# Bridgwater pub camping invite.



## chrisgog (May 17, 2005)

Just returned from THE BOAT AND ANCHOR INN, Huntworth, Bridgwater, Somerset TA7 OAQ. He asked me to let you know that he invites you all to stay on the grassed area alongside his pub car park which is next to the Taunton-Bridgwater canal. The pub serves food and does a lovely carvery on a Sunday. It is ideal for cyclists, walkers and fishermen.

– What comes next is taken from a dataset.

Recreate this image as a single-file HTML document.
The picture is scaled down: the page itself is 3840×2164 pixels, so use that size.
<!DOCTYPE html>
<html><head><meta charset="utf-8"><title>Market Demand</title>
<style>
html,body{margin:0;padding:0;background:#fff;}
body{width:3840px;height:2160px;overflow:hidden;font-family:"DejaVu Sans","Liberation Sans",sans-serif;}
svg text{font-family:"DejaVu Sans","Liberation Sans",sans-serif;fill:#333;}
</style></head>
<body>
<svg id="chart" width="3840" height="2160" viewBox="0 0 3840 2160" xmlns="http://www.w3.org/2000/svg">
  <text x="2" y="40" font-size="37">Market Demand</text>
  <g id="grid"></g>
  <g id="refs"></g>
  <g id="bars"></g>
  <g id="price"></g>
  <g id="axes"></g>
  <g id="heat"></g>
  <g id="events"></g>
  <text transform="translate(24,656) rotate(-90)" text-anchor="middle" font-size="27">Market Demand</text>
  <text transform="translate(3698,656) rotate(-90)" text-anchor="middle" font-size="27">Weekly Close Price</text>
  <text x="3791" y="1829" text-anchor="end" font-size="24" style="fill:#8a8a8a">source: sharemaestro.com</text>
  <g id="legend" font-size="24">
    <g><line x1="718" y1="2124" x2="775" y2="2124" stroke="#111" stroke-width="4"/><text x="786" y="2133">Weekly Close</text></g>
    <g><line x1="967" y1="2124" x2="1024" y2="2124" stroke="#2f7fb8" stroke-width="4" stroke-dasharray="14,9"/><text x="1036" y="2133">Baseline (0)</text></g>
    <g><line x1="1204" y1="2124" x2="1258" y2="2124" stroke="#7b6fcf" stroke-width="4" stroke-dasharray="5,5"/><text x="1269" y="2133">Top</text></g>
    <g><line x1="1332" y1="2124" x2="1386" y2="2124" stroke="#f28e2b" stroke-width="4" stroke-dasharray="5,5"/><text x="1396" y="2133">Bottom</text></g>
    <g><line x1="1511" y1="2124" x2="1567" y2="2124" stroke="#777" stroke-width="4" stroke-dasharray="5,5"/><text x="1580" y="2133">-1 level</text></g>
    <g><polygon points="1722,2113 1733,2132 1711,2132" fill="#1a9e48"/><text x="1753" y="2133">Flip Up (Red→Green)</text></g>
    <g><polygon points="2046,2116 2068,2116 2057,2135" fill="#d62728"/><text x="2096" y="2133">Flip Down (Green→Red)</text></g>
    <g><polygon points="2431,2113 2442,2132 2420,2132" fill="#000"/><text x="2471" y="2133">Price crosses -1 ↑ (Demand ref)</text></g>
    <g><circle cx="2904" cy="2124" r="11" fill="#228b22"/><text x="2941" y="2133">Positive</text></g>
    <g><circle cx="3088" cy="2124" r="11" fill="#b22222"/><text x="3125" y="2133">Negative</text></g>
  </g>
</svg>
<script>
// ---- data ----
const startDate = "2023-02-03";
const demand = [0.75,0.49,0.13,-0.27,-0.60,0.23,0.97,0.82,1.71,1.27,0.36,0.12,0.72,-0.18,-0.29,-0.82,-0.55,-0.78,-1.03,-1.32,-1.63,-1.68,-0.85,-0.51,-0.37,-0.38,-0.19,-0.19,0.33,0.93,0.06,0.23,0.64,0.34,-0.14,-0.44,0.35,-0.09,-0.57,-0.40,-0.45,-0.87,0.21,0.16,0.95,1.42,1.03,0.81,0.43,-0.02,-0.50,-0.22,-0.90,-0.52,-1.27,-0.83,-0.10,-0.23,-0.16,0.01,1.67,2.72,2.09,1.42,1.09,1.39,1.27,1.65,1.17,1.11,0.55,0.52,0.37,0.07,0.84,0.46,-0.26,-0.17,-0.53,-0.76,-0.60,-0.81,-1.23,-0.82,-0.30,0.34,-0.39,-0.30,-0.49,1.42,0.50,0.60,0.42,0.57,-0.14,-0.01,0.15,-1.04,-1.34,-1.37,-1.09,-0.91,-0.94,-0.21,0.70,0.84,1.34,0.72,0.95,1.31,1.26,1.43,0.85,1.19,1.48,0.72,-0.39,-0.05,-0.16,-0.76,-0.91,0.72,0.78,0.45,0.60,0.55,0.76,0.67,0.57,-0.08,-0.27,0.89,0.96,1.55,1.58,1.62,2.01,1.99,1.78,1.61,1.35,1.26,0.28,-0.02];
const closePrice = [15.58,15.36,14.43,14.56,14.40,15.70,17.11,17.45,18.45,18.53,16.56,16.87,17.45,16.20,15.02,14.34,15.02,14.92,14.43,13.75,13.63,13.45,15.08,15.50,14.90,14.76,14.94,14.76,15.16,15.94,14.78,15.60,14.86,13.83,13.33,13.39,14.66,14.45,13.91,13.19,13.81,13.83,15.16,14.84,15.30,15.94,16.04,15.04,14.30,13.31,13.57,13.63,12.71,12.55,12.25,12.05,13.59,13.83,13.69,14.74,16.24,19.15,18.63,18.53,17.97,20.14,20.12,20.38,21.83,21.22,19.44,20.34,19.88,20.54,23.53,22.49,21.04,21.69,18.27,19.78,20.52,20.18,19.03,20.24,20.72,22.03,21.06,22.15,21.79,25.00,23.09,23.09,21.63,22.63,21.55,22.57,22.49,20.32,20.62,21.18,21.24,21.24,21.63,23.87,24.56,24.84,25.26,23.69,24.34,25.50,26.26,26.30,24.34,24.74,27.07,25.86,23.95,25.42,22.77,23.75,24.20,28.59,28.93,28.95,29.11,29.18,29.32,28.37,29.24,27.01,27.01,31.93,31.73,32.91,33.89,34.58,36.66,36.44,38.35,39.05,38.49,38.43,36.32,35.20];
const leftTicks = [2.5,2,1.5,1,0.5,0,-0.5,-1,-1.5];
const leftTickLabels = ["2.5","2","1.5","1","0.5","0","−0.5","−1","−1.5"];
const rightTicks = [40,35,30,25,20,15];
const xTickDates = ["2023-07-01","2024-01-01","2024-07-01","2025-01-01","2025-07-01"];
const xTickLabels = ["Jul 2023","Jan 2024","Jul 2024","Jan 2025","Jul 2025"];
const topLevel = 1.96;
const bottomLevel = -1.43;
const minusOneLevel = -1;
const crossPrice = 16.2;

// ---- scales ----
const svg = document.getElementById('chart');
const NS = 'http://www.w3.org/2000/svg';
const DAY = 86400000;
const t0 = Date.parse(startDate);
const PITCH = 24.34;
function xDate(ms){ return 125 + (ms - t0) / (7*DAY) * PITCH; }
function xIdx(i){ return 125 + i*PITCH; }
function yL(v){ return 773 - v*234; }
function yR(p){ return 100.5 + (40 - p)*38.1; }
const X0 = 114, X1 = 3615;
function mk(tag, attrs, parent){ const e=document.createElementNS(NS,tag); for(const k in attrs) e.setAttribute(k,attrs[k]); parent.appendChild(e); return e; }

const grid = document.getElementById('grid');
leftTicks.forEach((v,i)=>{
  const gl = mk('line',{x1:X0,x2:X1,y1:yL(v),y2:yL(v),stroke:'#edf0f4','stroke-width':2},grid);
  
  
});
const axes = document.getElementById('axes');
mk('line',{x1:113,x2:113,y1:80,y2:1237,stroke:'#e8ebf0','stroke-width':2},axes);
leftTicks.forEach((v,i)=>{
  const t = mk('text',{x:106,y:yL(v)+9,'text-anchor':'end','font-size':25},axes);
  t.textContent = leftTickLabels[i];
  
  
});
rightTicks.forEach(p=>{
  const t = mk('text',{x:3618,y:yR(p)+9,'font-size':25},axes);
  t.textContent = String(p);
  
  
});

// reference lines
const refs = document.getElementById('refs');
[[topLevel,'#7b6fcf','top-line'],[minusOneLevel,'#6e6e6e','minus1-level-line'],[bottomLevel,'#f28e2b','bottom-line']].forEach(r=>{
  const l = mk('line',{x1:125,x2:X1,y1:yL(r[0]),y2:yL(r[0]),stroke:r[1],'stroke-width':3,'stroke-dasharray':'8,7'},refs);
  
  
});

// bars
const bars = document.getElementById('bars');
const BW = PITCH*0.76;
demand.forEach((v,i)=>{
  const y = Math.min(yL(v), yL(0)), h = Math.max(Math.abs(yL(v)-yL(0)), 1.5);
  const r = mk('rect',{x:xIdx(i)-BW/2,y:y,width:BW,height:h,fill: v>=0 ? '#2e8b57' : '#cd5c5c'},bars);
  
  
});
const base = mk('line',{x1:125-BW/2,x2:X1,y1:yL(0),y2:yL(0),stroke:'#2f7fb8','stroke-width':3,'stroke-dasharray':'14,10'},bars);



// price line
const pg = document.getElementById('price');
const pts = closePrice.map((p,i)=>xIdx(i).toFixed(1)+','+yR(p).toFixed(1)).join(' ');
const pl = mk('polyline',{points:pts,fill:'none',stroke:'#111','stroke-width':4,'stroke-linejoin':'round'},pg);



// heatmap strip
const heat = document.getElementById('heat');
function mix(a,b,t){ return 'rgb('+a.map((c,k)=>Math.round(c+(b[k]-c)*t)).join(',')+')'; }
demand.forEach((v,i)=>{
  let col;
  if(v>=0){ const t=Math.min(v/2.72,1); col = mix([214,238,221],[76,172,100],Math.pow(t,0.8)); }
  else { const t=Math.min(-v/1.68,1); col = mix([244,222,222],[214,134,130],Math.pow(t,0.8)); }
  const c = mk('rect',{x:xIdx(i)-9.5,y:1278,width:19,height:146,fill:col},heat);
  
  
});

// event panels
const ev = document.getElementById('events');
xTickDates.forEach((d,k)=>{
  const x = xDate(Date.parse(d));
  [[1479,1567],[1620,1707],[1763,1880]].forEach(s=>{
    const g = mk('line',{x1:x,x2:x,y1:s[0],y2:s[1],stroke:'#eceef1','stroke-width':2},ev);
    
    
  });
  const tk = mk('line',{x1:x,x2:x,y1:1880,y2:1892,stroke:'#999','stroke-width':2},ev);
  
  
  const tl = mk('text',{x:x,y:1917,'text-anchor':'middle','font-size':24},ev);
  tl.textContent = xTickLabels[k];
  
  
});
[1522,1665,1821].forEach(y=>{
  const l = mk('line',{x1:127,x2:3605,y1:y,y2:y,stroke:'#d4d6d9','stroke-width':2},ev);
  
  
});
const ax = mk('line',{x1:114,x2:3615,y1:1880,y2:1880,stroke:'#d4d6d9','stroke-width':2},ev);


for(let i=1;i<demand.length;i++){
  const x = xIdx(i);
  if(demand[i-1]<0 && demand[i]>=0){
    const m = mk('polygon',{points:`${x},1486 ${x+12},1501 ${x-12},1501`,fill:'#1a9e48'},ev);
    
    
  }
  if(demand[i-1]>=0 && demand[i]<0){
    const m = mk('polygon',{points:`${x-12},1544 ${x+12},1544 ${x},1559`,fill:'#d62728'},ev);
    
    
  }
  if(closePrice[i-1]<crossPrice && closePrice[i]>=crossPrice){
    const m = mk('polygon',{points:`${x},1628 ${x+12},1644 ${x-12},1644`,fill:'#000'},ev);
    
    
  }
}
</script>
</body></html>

What they require from you is a donation into their charity box if you want to stay. £10 was suggested and that is what a group of us put in each as we stayed for the weekend. They have a specific charity for children with brain defects that they support so that is a good deal for everyone as we, the charity and the pub benefit.

Make sure you have water etc on board and be self sufficient. There was access to the toilet during opening hours too.

Didn't see him at the end of the visit to check if he wants you to ring up first or not? His number is 0128 662473.

Leave exit 24 southbound on M4 and bear left then left again towards Huntworth. The lane is very narrow so be careful. At the end of the lane you will see the pub but take care as it is over a narrow canal bridge. Most of our vehicles were under 7metres and approx 7'11" wide. Larger vehicles like RVs would struggle.

This invite was requested by the landlord otherwise I would not have published it so if you fancy a break ring up and check and ask him what the arrangements are and he will tell you.

A group of us were there this weekend thanks to the organising from "Carebear". (Thanks Ceri) There were 7 vans in our group and another 5 were parked up too so plenty of room.

Chris


----------



## artona (Jan 19, 2006)

HI

Nice one Chris. Nice of the landlord as well.

stew


----------



## sallytrafic (Jan 17, 2006)

*Re: Bridgewater landlord invites us all to camp.*



chrisgog said:


> Just returned from THE BOAT AND ANCHOR INN, Huntworth, Bridgewater, Somerset TA7 OAQ. He asked me to let you know that he invites you all to stay on the grassed area alongside his pub car park which is next to the Taunton-Bridgewater canal. The pub serves food and does a lovely carvery on a Sunday. It is ideal for cyclists, walkers and fishermen.
> 
> What they require from you is a donation into their charity box if you want to stay. £10 was suggested and that is what a group of us put in each as we stayed for the weekend. They have a specific charity for children with brain defects that they support so that is a good deal for everyone as we, the charity and the pub benefit.
> 
> ...


Noe Chris to make our joy sublime all you need do is enter it on the database......

Regards Frank


----------



## chrisgog (May 17, 2005)

How do I do that???????????????????


----------



## 96088 (Aug 22, 2005)

Click >>>Here<<< and it should make sense


----------



## chrisgog (May 17, 2005)

Just completed it.
Thanks Chris


----------



## 97201 (Jan 7, 2006)

Just a Post Script to the thread.

People in Bridgwater get very upset about the misspelling of the name. There is no "e" in the Bridg part!

Ian :lol: :lol: :lol:


----------



## chrisgog (May 17, 2005)

I noticed that last night when I was running a search on their carnial. I will ammend it. SORRY
Chris


----------



## zulurita (May 9, 2005)

Thanks for the info Chris,
Sounds right up our street and not too far from us in South Devon so will have to give it a try. We like canal walking/cycling and of course food  
Will we manage in our 7m Auto-Trail?


----------